Almería’s Remarkable Cabo de Gata Natural Park


Cabo de Gata

Out on Spain‘s southeast corner, in the province of Almería, Andalusia, this is one of the country’s most singular landscapes, thanks to its mix of volcanic origin, semi-desert climate, fauna found nowhere else, and a shoreline full of dramatic coves, beaches, dunes, and tidal pools. 

Spain’s largest protected coastal area (and designated a UNESCO Biosphere Reserve), the Cabo de Gata-Níjar Natural Park occupies 37,000 hectares (143 square miles) full of amazing natural formations and historic sites, as well as places to play. Here are some highlights:

The Beaches of Cabo de Gata

The park’s 63 kilometres (39 miles) of shore provide ample spots to lay down your towel and enjoy the sun and sea. Indeed, these beaches and waters are considered some of Spain’s choicest.

Playa Monsul, near the little town of Las Negras, is one of Almería’s most famous beaches – so striking it has been used as the backdrop for movies such as Lawrence of Arabia and Indiana Jones and the Last Crusade. Here you’ll find La Peineta, an enormous volcanic rock on the shore which you can climb for perfect views out over the crystalline surface of the sea and the volcanic landscape behind you. Also here is the Duna del Monsul, a black-sand dune that moves with the wind.

Cala del Cuervo (below) is a small hideaway cove of full of stones eroded by time. It’s still fairly under the radar and therefore splendidly uncrowded. If you take the path up from the cove over the promontory you’ll get to the Cueva del Cuervo, a spectacular cliff with a grotto-like indentation (hence the cueva).

Cala del cuervo

The main distinguishing feature of Playa del Arco is that it’s practically paved over by smooth, white stones instead of sand (one big plus – they sure won’t stick to you!). It’s also easily identifiable by its local landmark, San Felipe Castle, a fort with four cannons built during the 18th-century reign of Carlos III.

Mining in the Park 

Mineral extraction in this area dates back to the Romans, Phoenicians, Carthaginians, even prehistory, and what’s known of this story is told in the Museo Geominero in the town of Rodalquilar. The existence of gold in this area was an open secret, until the operation was finally abandoned around the mid-19th century when it started proving more costly to maintain than it was worth.

mina de Rodalquilar

Entrance to the museum is free, and it’s well worth a visit to get a sense of the area, its geology, its history and past way of life. But even apart from all that, visiting the abandoned mine facilities is a real trip – it feels a little like a science-fiction-movie landscape, between the mineral-filtration pools; the half-ruined buildings; stairways to nowhere; the strange, rusty metal bits twisting out of the concrete.

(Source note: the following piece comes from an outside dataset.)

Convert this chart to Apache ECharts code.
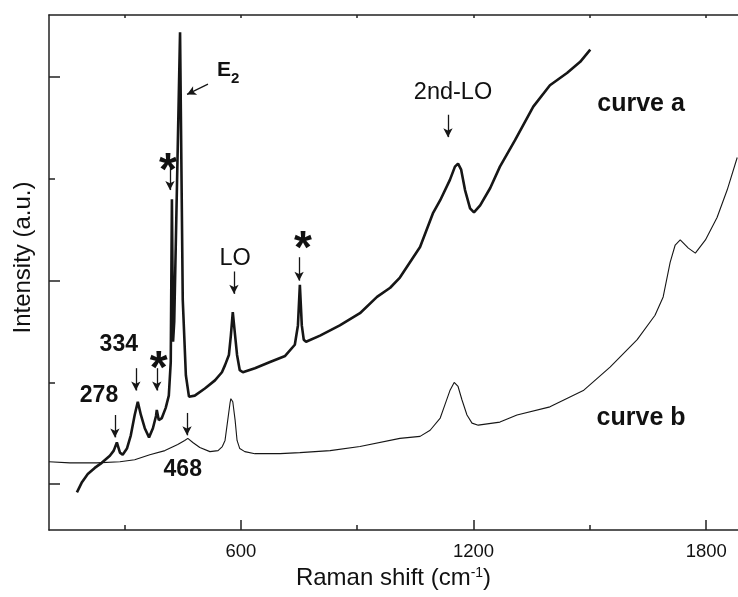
<!DOCTYPE html>
<html style="height: 100%">
<head>
<meta charset="utf-8">
</head>
<body style="height: 100%; margin: 0; background: #fff">
	<div id="container" style="width: 738px; height: 597px"></div>
	<script type="text/javascript"
		src="https://cdn.jsdelivr.net/npm/echarts/dist/echarts.min.js"></script>
	<script type="text/javascript">
		// Raman shift (cm-1), intensity in arbitrary units
		var curveA = [
			[177, -0.08], [190, 0.02], [205, 0.10], [223, 0.16], [241, 0.21],
			[262, 0.28], [272, 0.33], [280, 0.41], [288, 0.31], [295, 0.29],
			[306, 0.35], [316, 0.48], [326, 0.68], [334, 0.81], [342, 0.68],
			[352, 0.55], [363, 0.46], [373, 0.55], [381, 0.67], [383, 0.73],
			[388, 0.63], [396, 0.65], [406, 0.75], [414, 0.87], [419, 1.20],
			[422, 2.80], [425, 1.40], [428, 1.60], [443, 4.44], [450, 1.81],
			[458, 1.07], [466, 0.86], [481, 0.87], [507, 0.94], [533, 1.02],
			[551, 1.10], [559, 1.17], [569, 1.27], [574, 1.46], [579, 1.69],
			[585, 1.46], [590, 1.27], [597, 1.12], [605, 1.10], [636, 1.14],
			[675, 1.20], [714, 1.26], [739, 1.37], [747, 1.56], [752, 1.96],
			[757, 1.56], [762, 1.42], [768, 1.40], [804, 1.46], [855, 1.56],
			[907, 1.68], [951, 1.84], [985, 1.93], [1010, 2.03], [1036, 2.18],
			[1062, 2.33], [1095, 2.66], [1114, 2.79], [1139, 2.99], [1152, 3.12],
			[1160, 3.15], [1168, 3.09], [1178, 2.89], [1191, 2.71], [1201, 2.67],
			[1217, 2.74], [1243, 2.91], [1268, 3.12], [1307, 3.38], [1354, 3.71],
			[1397, 3.92], [1441, 4.04], [1475, 4.15], [1501, 4.27]
		];
		var curveB = [
			[105, 0.22], [159, 0.21], [228, 0.21], [288, 0.22], [326, 0.24],
			[365, 0.29], [404, 0.33], [437, 0.39], [455, 0.43], [463, 0.45],
			[476, 0.41], [494, 0.36], [520, 0.32], [541, 0.33], [552, 0.37],
			[559, 0.43], [566, 0.63], [572, 0.80], [574, 0.84], [579, 0.81],
			[585, 0.63], [590, 0.43], [597, 0.35], [610, 0.32], [636, 0.30],
			[701, 0.30], [752, 0.31], [830, 0.33], [907, 0.37], [1010, 0.45],
			[1062, 0.47], [1088, 0.53], [1114, 0.65], [1126, 0.78], [1139, 0.92],
			[1150, 1.00], [1160, 0.96], [1170, 0.83], [1183, 0.68], [1196, 0.60],
			[1212, 0.58], [1268, 0.61], [1312, 0.68], [1397, 0.76], [1483, 0.92],
			[1552, 1.15], [1622, 1.42], [1668, 1.66], [1689, 1.84], [1707, 2.18],
			[1720, 2.35], [1733, 2.40], [1754, 2.32], [1772, 2.27], [1798, 2.40],
			[1828, 2.62], [1854, 2.89], [1880, 3.21]
		];
		var xMajorTicks = [600, 1200, 1800];
		var xMinorTicks = [300, 900, 1500];
		var xTopTicks = [300, 600, 900, 1200, 1500, 1800];
		var yMajorTicks = [0, 2, 4];
		var yMinorTicks = [1, 3];
		// arrows: [x, yStart, yEnd]
		var arrows = [
			[275, 0.68, 0.46], [329, 1.14, 0.92], [383, 1.14, 0.92],
			[417, 3.11, 2.89], [582, 2.09, 1.87], [750, 2.23, 2.00],
			[1134, 3.63, 3.41], [461, 0.70, 0.48]
		];
		// curved arrow next to E2: [xStart, yStart, xEnd, yEnd]
		var e2Arrow = [515, 3.93, 461, 3.83];
		// labels: [text, x, y, kind]
		var labels = [
			['278', 234, 0.87, 'num'], ['334', 285, 1.37, 'num'],
			['468', 450, 0.14, 'num'], ['*', 388, 1.12, 'star'],
			['*', 412, 3.06, 'star'], ['*', 760, 2.30, 'star'],
			['LO', 585, 2.22, 'plain'], ['2nd-LO', 1147, 3.85, 'plain'],
			['curve a', 1632, 3.73, 'name'], ['curve b', 1632, 0.65, 'name']
		];

		var font = '"Liberation Sans", Arial, Helvetica, sans-serif';
		var ink = '#111';
		var kinds = {
			num: { fontSize: 23, fontWeight: 'bold' },
			name: { fontSize: 25, fontWeight: 'bold' },
			plain: { fontSize: 23.5, fontWeight: 'normal' },
			star: { fontSize: 46, fontWeight: 'bold' }
		};

		var labelData = labels.map(function(l) {
			return {
				value: [l[1], l[2]],
				label: {
					show: true,
					position: 'inside',
					formatter: l[0],
					fontSize: kinds[l[3]].fontSize,
					fontWeight: kinds[l[3]].fontWeight,
					fontFamily: font,
					color: ink
				}
			};
		});
		labelData.push({
			value: [538, 4.07],
			label: {
				show: true,
				position: 'inside',
				align: 'left',
				formatter: '{e|E}{s|2}',
				rich: {
					e: { fontSize: 21, fontWeight: 'bold', fontFamily: font, color: ink },
					s: { fontSize: 15, fontWeight: 'bold', fontFamily: font, color: ink,
						verticalAlign: 'bottom', padding: [0, 0, -6, 0] }
				}
			}
		});

		var arrowLines = arrows.map(function(a) {
			return [ { coord: [a[0], a[1]] }, { coord: [a[0], a[2]] } ];
		});

		var dom = document.getElementById('container');
		var myChart = echarts.init(dom);
		var axisLine = { show: true, onZero: false, lineStyle: { color: '#222', width: 1.5 } };
		var tickStyle = { color: '#222', width: 1.5 };
		var option = {
			animation: false,
			backgroundColor: '#fff',
			grid: { left: 49, right: 0, top: 15, bottom: 67 },
			xAxis: [ {
				type: 'value', position: 'bottom', min: 105, max: 1882,
				axisLine: axisLine,
				axisTick: { inside: true, length: 10, customValues: xMajorTicks,
					lineStyle: tickStyle },
				axisLabel: { customValues: xMajorTicks, fontSize: 18.5, fontFamily: font,
					color: ink, margin: 12,
					formatter: function(v) { return String(v); } },
				splitLine: { show: false },
				name: '{a|Raman shift (cm}{s|-1}{a|)}',
				nameLocation: 'middle', nameGap: 32,
				nameTextStyle: {
					rich: {
						a: { fontSize: 24, fontFamily: font, color: ink },
						s: { fontSize: 14, fontFamily: font, color: ink, verticalAlign: 'top',
							padding: [0, 0, 10, 0] }
					}
				}
			}, {
				type: 'value', position: 'bottom', min: 105, max: 1882,
				axisLine: { show: false, onZero: false },
				axisTick: { inside: true, length: 5, customValues: xMinorTicks,
					lineStyle: tickStyle },
				axisLabel: { show: false },
				splitLine: { show: false }
			}, {
				type: 'value', position: 'top', min: 105, max: 1882,
				axisLine: axisLine,
				axisTick: { inside: true, length: 3, customValues: xTopTicks,
					lineStyle: tickStyle },
				axisLabel: { show: false },
				splitLine: { show: false }
			} ],
			yAxis: [ {
				type: 'value', position: 'left', min: -0.45, max: 4.61,
				axisLine: axisLine,
				axisTick: { inside: true, length: 11, customValues: yMajorTicks,
					lineStyle: tickStyle },
				axisLabel: { show: false },
				splitLine: { show: false },
				name: 'Intensity (a.u.)',
				nameLocation: 'middle', nameGap: 14,
				nameTextStyle: { fontSize: 24, fontFamily: font, color: ink,
					padding: [0, 0, 0, 30] }
			}, {
				type: 'value', position: 'left', min: -0.45, max: 4.61,
				axisLine: { show: false, onZero: false },
				axisTick: { inside: true, length: 6, customValues: yMinorTicks,
					lineStyle: tickStyle },
				axisLabel: { show: false },
				splitLine: { show: false }
			} ],
			series: [ {
				name: 'curve a',
				type: 'line',
				data: curveA,
				showSymbol: false,
				lineStyle: { color: '#161616', width: 2.6 },
				silent: true,
				markLine: {
					silent: true,
					symbol: ['none', 'arrow'],
					symbolSize: [7, 9],
					label: { show: false },
					lineStyle: { color: '#161616', width: 1.3, type: 'solid', curveness: 0.9 },
					data: [ [ { coord: [e2Arrow[0], e2Arrow[1]] },
						{ coord: [e2Arrow[2], e2Arrow[3]] } ] ]
				}
			}, {
				name: 'curve b',
				type: 'line',
				data: curveB,
				showSymbol: false,
				lineStyle: { color: '#161616', width: 1.1 },
				silent: true,
				markLine: {
					silent: true,
					symbol: ['none', 'arrow'],
					symbolSize: [7, 9],
					label: { show: false },
					lineStyle: { color: '#161616', width: 1.3, type: 'solid' },
					data: arrowLines
				}
			}, {
				name: 'labels',
				type: 'scatter',
				symbolSize: 0,
				itemStyle: { opacity: 1 },
				data: labelData,
				silent: true
			} ]
		};
		myChart.setOption(option);
	</script>
</body>
</html>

The Cabo de Gata Lighthouse

The symbol of the park, and marking the Iberian Peninsula’s southernmost point, the lighthouse is reached via a narrow road which snakes along the cliffs. Eighteen metres (59 feet) tall, it’s relatively modern (built in 1863), although Cabo de Gata was known to the ancients for its abundance of agate stones (in fact, there are quite a few references, such as that of Ptolemy, calling the cape “Charidemou Acra”, meaning “promontory of the carnelians”, a semi-precious brownish-red gemstone).

faro cabo de gata

In any case, it’s a perfect spot to take in the sunset, with Arrecife de las Sirenas (Mermaid Reef) below (so named because mermaids, aka sirens, are what ancient mariners dubbed what we now know as sea lions). Quite apt, really, because once you get to know it, Cabo de Gata with its stark, singular beauty does seem to work something of the magic of the sirens’ call.